Лука Ильич взвыл за стенкой и задвинул кусок кирпича на место. Потом долго ругался и зачем-то спускал из бачка воду. Наверное, промывал глаз.
Смешанное чувство переполняло меня: злость, обида, страх. Да, помнится, я боялась выйти из ванной. А когда все же вышла, Лука Ильич сделал вид, что ничего не произошло. Но правый глаз выдавал его — глаз был красный. И еще от старика пахло шампунем. Радуясь, что мы остались наедине, озираясь с опаской на входную дверь, Лука Ильич очень прозрачными намеками стал предлагать себя в сожители. Он говорил много и пылко, он захлебывался в речах, следуя за мной по комнатам. Он дурно отзывался о молодых, говорил, что они ничего не могут, ничего не знают. Не знают и о любви, о нежности, о ласке. А он знает все! Он знает много больше, чем даже показывают в «Плейбое». Он знает такое!.. Он такое выделывал когда-то, что обласканные бабы за ним стаями ходили и в ревности устраивали друг дружке выволочки!.. Он будто бы все может. А главное, — может...

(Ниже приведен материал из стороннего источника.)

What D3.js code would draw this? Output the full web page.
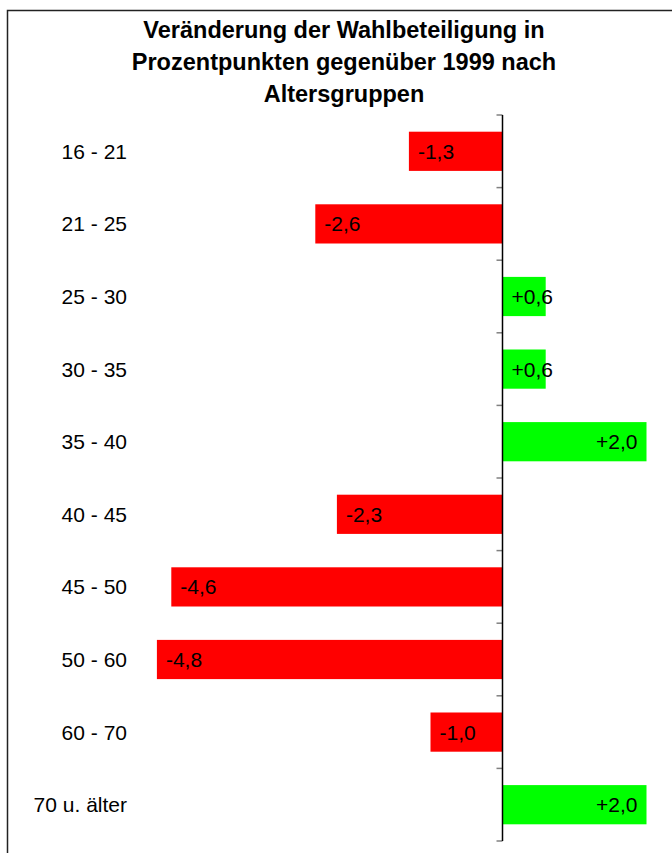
<!DOCTYPE html>
<html>
<head>
<meta charset="utf-8">
<script src="https://cdn.jsdelivr.net/npm/d3@7"></script>
<style>
  body { margin: 0; background: #fff; }
  svg text { font-family: "Liberation Sans", Arial, sans-serif; fill: #000; }
</style>
</head>
<body>
<script>
// Data.
const title = ['Veränderung der Wahlbeteiligung in', 'Prozentpunkten gegenüber 1999 nach', 'Altersgruppen']
const groups = ['16 - 21', '21 - 25', '25 - 30', '30 - 35', '35 - 40', '40 - 45', '45 - 50', '50 - 60', '60 - 70', '70 u. älter']
const changes = [-1.3, -2.6, 0.6, 0.6, 2.0, -2.3, -4.6, -4.8, -1.0, 2.0]

const W = 672, H = 853
const zeroX = 502.5

const svg = d3.select('body')
  .append('svg')
    .attr('width', W)
    .attr('height', H)

// Frame (right and bottom edges fall outside the picture).
svg.append('rect')
    .attr('x', 7.5)
    .attr('y', 10.5)
    .attr('width', 700)
    .attr('height', 900)
    .attr('fill', 'none')
    .attr('stroke', '#222')
    .attr('stroke-width', 1.5)

// Title.
svg.append('text')
    .attr('x', 344)
    .attr('y', 38)
    .attr('text-anchor', 'middle')
    .style('font-weight', 'bold')
    .style('font-size', '23.5px')
  .selectAll('tspan')
  .data(title)
  .join('tspan')
    .attr('x', 344)
    .attr('dy', (d, i) => i ? 32 : 0)
    .text(d => d)

// Scales.
const x = d3.scaleLinear().domain([-5, 2.5]).range([zeroX - 360, zeroX + 180])
const y = d3.scaleBand().domain(groups).range([115, 841]).paddingInner(0.46).paddingOuter(0.23)

const de = d3.formatLocale({ decimal: ',', thousands: '.', grouping: [3], currency: ['', ' €'], minus: '-' })
const fmt = v => de.format(v > 0 ? '+.1f' : '.1f')(v)

// Bars.
svg.append('g')
  .selectAll('rect')
  .data(changes)
  .join('rect')
    .attr('x', d => x(Math.min(0, d)))
    .attr('y', (d, i) => y(groups[i]))
    .attr('width', d => Math.abs(x(d) - x(0)))
    .attr('height', y.bandwidth())
    .attr('fill', d => d < 0 ? '#ff0000' : '#00ff00')

// Value labels inside the bar ends.
const labels = svg.append('g')
  .selectAll('text')
  .data(changes)
  .join('text')
    .attr('y', (d, i) => y(groups[i]) + y.bandwidth() / 2)
    .attr('dy', '0.36em')
    .style('font-size', '21px')
    .text(d => fmt(d))

labels.each(function (d) {
  const t = d3.select(this)
  if (d < 0) {
    t.attr('x', x(d) + 9)
  } else {
    const w = this.getComputedTextLength()
    t.attr('x', Math.max(x(0) + 9, x(d) - 9 - w))
  }
})

// Category axis at zero, ticks between groups.
const bounds = d3.range(groups.length + 1).map(i => 115 + i * y.step())
svg.append('g')
  .selectAll('line')
  .data(bounds)
  .join('line')
    .attr('x1', zeroX - 6)
    .attr('x2', zeroX)
    .attr('y1', d => d)
    .attr('y2', d => d)
    .attr('stroke', '#808080')
    .attr('stroke-width', 1.5)

svg.append('line')
    .attr('x1', zeroX)
    .attr('x2', zeroX)
    .attr('y1', 115)
    .attr('y2', 841)
    .attr('stroke', '#000')
    .attr('stroke-width', 1.5)

// Group names on the left.
svg.append('g')
  .selectAll('text')
  .data(groups)
  .join('text')
    .attr('x', 127)
    .attr('y', d => y(d) + y.bandwidth() / 2)
    .attr('dy', '0.36em')
    .attr('text-anchor', 'end')
    .style('font-size', '21px')
    .text(d => d)
</script>
</body>
</html>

— Ну это уж слишком! — вспылила я. — Ноги моей больше не будет в этом доме.
Когда вернулась тетушка, я ей ничего не сказала. Лука, естественно, тоже.

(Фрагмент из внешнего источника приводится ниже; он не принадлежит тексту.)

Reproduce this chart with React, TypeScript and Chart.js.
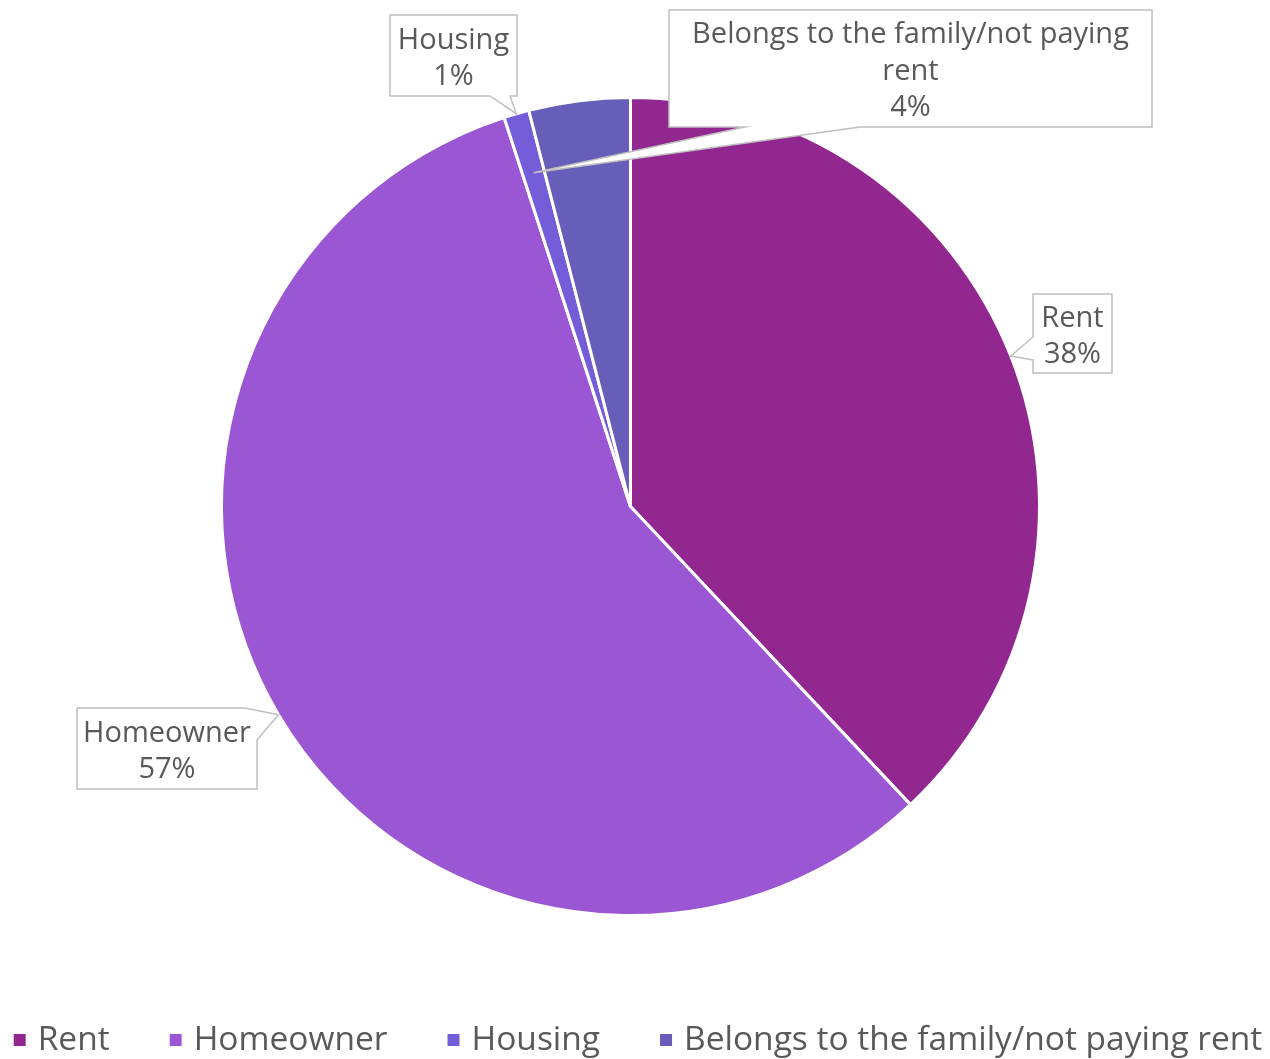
import React, { useEffect, useRef } from "react";
import { Chart, registerables } from "chart.js";

Chart.register(...registerables);

// ---- data ----
const categories = ["Rent", "Homeowner", "Housing", "Belongs to the family/not paying rent"];
const values = [38, 57, 1, 4];
const colors = ["#92278F", "#9B57D3", "#755DD9", "#665EB8"];
// wrapped category text as shown inside the callouts
const calloutTitles = [["Rent"], ["Homeowner"], ["Housing"], ["Belongs to the family/not paying", "rent"]];

// ---- callout layout (box: left, top, width, height) ----
type Callout = {
  box: [number, number, number, number];
  edge: "bottom" | "left" | "topright";
  base: [number, number];
  tipArc: number;
  tipR: number;
};
const callouts: Callout[] = [
  { box: [1033, 294, 79, 79], edge: "left", base: [337, 360], tipArc: 0, tipR: 1 },
  { box: [77, 708, 180, 81], edge: "topright", base: [245, 740], tipArc: 1, tipR: 1 },
  { box: [390, 15, 127, 81], edge: "bottom", base: [490, 510], tipArc: 2, tipR: 1 },
  { box: [669, 10, 483, 117], edge: "bottom", base: [745, 860], tipArc: 2, tipR: 0.85 },
];

const TEXT_COLOR = "#595959";
const FONT_FAMILY = "'Open Sans', 'Noto Sans', sans-serif";

const calloutPlugin = {
  id: "callouts",
  afterDatasetsDraw(chart: any) {
    const ctx = chart.ctx as CanvasRenderingContext2D;
    const meta = chart.getDatasetMeta(0);
    const total = values.reduce((a, b) => a + b, 0);
    callouts.forEach((c, i) => {
      const arc = meta.data[c.tipArc] as any;
      const p = arc.getProps(["x", "y", "startAngle", "endAngle", "outerRadius"], true);
      const mid = (p.startAngle + p.endAngle) / 2;
      const r = p.outerRadius * c.tipR;
      const tip = [p.x + Math.cos(mid) * r, p.y + Math.sin(mid) * r];
      const [L, T, W, H] = c.box;
      const R = L + W;
      const B = T + H;
      let pts: number[][] = [];
      if (c.edge === "bottom") {
        pts = [[L, T], [R, T], [R, B], [c.base[1], B], tip, [c.base[0], B], [L, B]];
      } else if (c.edge === "left") {
        pts = [[L, T], [R, T], [R, B], [L, B], [L, c.base[1]], tip, [L, c.base[0]]];
      } else {
        pts = [[L, T], [c.base[0], T], tip, [R, c.base[1]], [R, B], [L, B]];
      }
      ctx.save();
      ctx.beginPath();
      pts.forEach((pt, k) => (k === 0 ? ctx.moveTo(pt[0], pt[1]) : ctx.lineTo(pt[0], pt[1])));
      ctx.closePath();
      ctx.fillStyle = "#FFFFFF";
      ctx.fill();
      ctx.strokeStyle = "#BFBFBF";
      ctx.lineWidth = 1.5;
      ctx.stroke();

      const lines = [...calloutTitles[i], Math.round((values[i] / total) * 100) + "%"];
      const lh = 36.5;
      ctx.font = `29px ${FONT_FAMILY}`;
      ctx.fillStyle = TEXT_COLOR;
      ctx.textAlign = "center";
      ctx.textBaseline = "middle";
      const cx = L + W / 2;
      const cy = T + H / 2 + 3;
      lines.forEach((ln, k) => {
        ctx.fillText(ln, cx, cy + (k - (lines.length - 1) / 2) * lh);
      });
      ctx.restore();
    });
  },
};

const legendPlugin = {
  id: "customLegend",
  afterDraw(chart: any) {
    const ctx = chart.ctx as CanvasRenderingContext2D;
    ctx.save();
    ctx.font = `33.5px ${FONT_FAMILY}`;
    const box = 12;
    const gapText = 12;
    const gapItem = 60;
    const widths = categories.map((c) => ctx.measureText(c).width);
    const total =
      widths.reduce((a, w) => a + box + gapText + w, 0) + gapItem * (categories.length - 1);
    let x = 638 - total / 2;
    const y = 1040;
    categories.forEach((c, i) => {
      ctx.fillStyle = colors[i];
      ctx.fillRect(x, y - box / 2, box, box);
      ctx.fillStyle = TEXT_COLOR;
      ctx.textAlign = "left";
      ctx.textBaseline = "middle";
      ctx.fillText(c, x + box + gapText, y);
      x += box + gapText + widths[i] + gapItem;
    });
    ctx.restore();
  },
};

export default function App() {
  const ref = useRef<HTMLCanvasElement | null>(null);
  useEffect(() => {
    if (!ref.current) return;
    const chart = new Chart(ref.current, {
      type: "pie",
      data: {
        labels: categories,
        datasets: [
          {
            data: values,
            backgroundColor: colors,
            borderColor: "#FFFFFF",
            borderWidth: 3,
          },
        ],
      },
      options: {
        responsive: false,
        animation: false,
        layout: { padding: { top: 96, bottom: 142, left: 220, right: 229 } },
        plugins: {
          legend: { display: false },
          tooltip: { enabled: false },
        },
      },
      plugins: [calloutPlugin, legendPlugin],
    });
    return () => chart.destroy();
  }, []);
  return (
    <div style={{ position: "absolute", left: 0, top: 0, width: 1270, height: 1059, background: "#fff" }}>
      <canvas ref={ref} width={1270} height={1059} style={{ display: "block" }} />
    </div>
  );
}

Пару раз я еще заходила к ним как будто за какой-то надобностью — когда уж нельзя было не прийти. И все. Потом с полгода не приходила.
И как-то встретила случайно тетушку на рынке. Сначала не узнала ее. Остановилась какая-то женщина передо мной и смотрит. И я на нее смотрю — что-то будто знакомое в лице.
А она и говорит мне:
— Умер Лука. Отмучился... А ты что не заходишь, Аленка? Очень любил тебя Лука.
— Любил... да... — ответила я растерянно.
Мне вдруг стало жаль старика. Удивительно. Живого было не жаль. Ненавидела, презирала живого. А над мертвым, над памятью его пролила слезу.
И тетка Оля очень сдала. Переживала сильно. Всю жизнь пилила Луку (наверное, было за что), а смерть его едва перенесла.
Очень настойчиво тетушка звала меня к себе; жаловалась — все так пусто стало; качала головой — так много умерло вместе с Лукой... Просила хотя бы на недельку, а там видно будет. Я согласилась на неделю, но вышло — на годы.